As Bruckert and Parent worked to prepare their case, CAUT negotiated with the university seeking its support of the researchers, but University of Ottawa President Allan Rock wrote Turk that the university would not pay legal costs “in the context of criminal proceedings.” Members of the university’s Research Ethics Boards also pressed for support for the professors, writing Rock that a board had approved the research on condition of the participants’ confidentiality, and months later, University administrators agreed to cover about half the CAUT’s expense, or $150 000.
The hearing took place in April 2013 before Justice Sophie Bourque of Quebec Superior Court. Her 37-page decision issued Jan. 21, follows a legal framework known as the Wigmore criteria, a four-step analysis to determine if a particular communication should be protected against disclosure. The case hinged on whether the public interest in obtaining the “Jimmy” interview for the investigation and suppression of crime outweighed the interest in what Justice Bourque described as “the free flow of accurate and pertinent information,” which could dry up without a reliable promise of confidentiality. She broke the seal and reviewed the interview transcript privately, but did not share its contents, writing that its relevancy to the charges against Magnotta or to a “not criminally responsible” defence was “minimal at most and marginal.” Bourque quashed the search warrant, concluding that “the Confidential Interview is covered by the researcher-participant confidentiality privilege and…it should not be disclosed.”

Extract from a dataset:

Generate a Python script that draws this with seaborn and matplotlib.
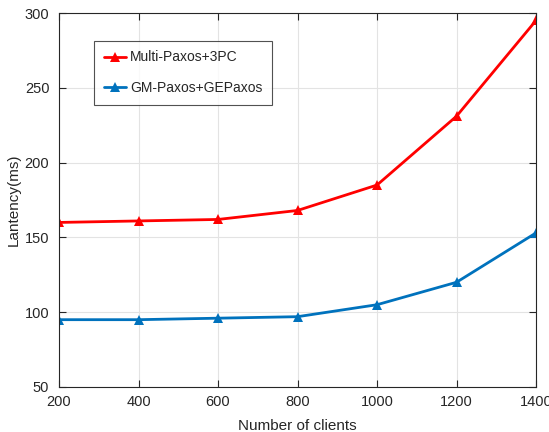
import matplotlib
matplotlib.use("Agg")
import matplotlib.pyplot as plt
import seaborn as sns
import pandas as pd

clients = [200, 400, 600, 800, 1000, 1200, 1400]
multi_paxos_3pc = [160, 161, 162, 168, 185, 231, 295]
gm_paxos_gepaxos = [95, 95, 96, 97, 105, 120, 153]
series_names = ["Multi-Paxos+3PC", "GM-Paxos+GEPaxos"]
series_colors = ["#ff0000", "#0072bd"]

df = pd.DataFrame({
    "clients": clients * 2,
    "latency": multi_paxos_3pc + gm_paxos_gepaxos,
    "method": [series_names[0]] * len(clients) + [series_names[1]] * len(clients),
})

sns.set_theme(style="whitegrid")
plt.rcParams["font.family"] = ["Liberation Sans", "DejaVu Sans"]

fig = plt.figure(figsize=(5.49, 4.32), dpi=100)
ax = fig.add_axes([59 / 549, 45 / 432, 477 / 549, 374 / 432])

sns.lineplot(data=df, x="clients", y="latency", hue="method",
             palette=dict(zip(series_names, series_colors)),
             marker="^", markersize=7.5, markeredgewidth=0,
             linewidth=2, ax=ax)

ax.set_xlim(200, 1400)
ax.set_ylim(50, 300)
ax.set_xticks(clients)
ax.set_yticks([50, 100, 150, 200, 250, 300])
ax.set_xlabel("Number of clients", fontsize=11, color="#262626", labelpad=7)
ax.set_ylabel("Lantency(ms)", fontsize=11, color="#262626", labelpad=3)

ax.grid(True, color="#e3e3e3", linewidth=0.8)
ax.set_facecolor("white")
for sp in ax.spines.values():
    sp.set_visible(True)
    sp.set_color("#262626")
    sp.set_linewidth(0.8)
ax.tick_params(axis="both", which="both", direction="in", length=5,
               color="#262626", labelsize=10.5, labelcolor="#262626",
               top=True, right=True, bottom=True, left=True, width=0.8)
ax.tick_params(axis="y", pad=7)
ax.tick_params(axis="x", pad=6)

leg = ax.legend(loc="upper left", bbox_to_anchor=(0.073, 0.926),
                fontsize=10, frameon=True, fancybox=False,
                handlelength=1.6, handletextpad=0.3, labelspacing=1.2,
                borderpad=0.7, borderaxespad=0)
leg.get_frame().set_edgecolor("#262626")
leg.get_frame().set_linewidth(0.8)
leg.set_title(None)

fig.savefig("out.png", dpi=100)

The Crown has until late February to appeal the decision but already, the case has prompted rethinking of researchers’ duties. New guidelines at the University of Toronto, for example, list principles to be followed in “research where external pressure to disclose is reasonably foreseeable” and the federal Panel on Research Ethics told CMAJ it would issue a new interpretation of the duty of confidentiality in the next two months.